Friday, December 24, 2010

Overnight Bus Ride

Our bus did have reclining seats as promised and the first hour displayed signs of allowing for some sleep on the ride. I thought the bumpy roads and jerky driving would lull me to sleep easily. The bus was only half full and as I was considering moving to the back (the lady reclined in front of me left barely and breathing room) the bus stopped and took on a large and painfully loud family. The peace was completely shattered as they got on. Chaos, kids, and everyone was yelling. They jammed 3 people in every 2 seat space. It was another hour on the road before I stopped getting elbowed in the head, leaned on, and my hair pulled. The men got tired of sitting on everyones armrest and finally laid newspaper in the isle to sleep on.

It seemed like every time everyone started chilling out and ready to doze off the bus would stop for a bathroom break and the whole crew had to get up, get off, and freak out again.

As far as I can tell people on India, or at least people from Delhi, don't talk to each other - they yell. Maybe they are use to competing with the car horns. When they speak to us, they speak in quiet, soft tones, then turn to each other and get back to shouting.

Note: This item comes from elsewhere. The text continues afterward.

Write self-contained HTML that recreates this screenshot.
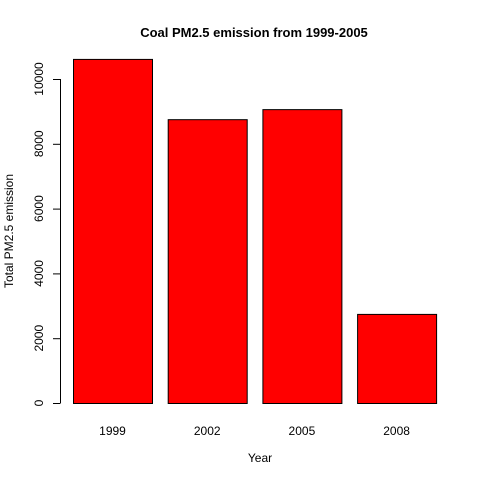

Many of the windows on the bus were broken. They were broken so that you could not shut them. It was midnight and we were heading north into the Indian Himilayan foothills. It was friction' cold!

I could go into detail about all the discomforts on that bus, but I might as well leave it at, "it sucked!". And we had six more hours of it.

It was s great practice for me to be present with that ride. Outside of the physical challenges, I found myself practicing compassion. I was so annoyed at that family and especially the noisy father, yet I realized it was not anything personal and he was doing the best he knew how to take care of his family and get them across country. I was silently sending them love and also hoping they would get off on the next stop.

We pulled in to Rishikesh right at six am, maybe an hour before sunrise. My ass was numb, my knees were bruised, and everyone was totally freezing. We all climbed out of the bus to find a roadside shop with hot tea and coffee waiting for us as next to a roaring fire barrel.

Even thought we could not communicate we connected in the joy of being off the bus and at our destination. We looked into each others eyes and smiled. We laughed at each other through shivering teeth making fun of how silly we all looked wrapped up in every bit of clothing we could find.

I'm glad I kept perspective on that ride. Had I let frustration and hate get the best of me I would have ended up feeling guilty and shamed for reacting to something relatively trivial. I like to think I learned a good lesson and that being said, I ask the universe to avoid giving it to me again... at least in that form. I'm sure we'll have more bus rides to come on this journey. I will seriously weight out the costs of other alternatives after that one though.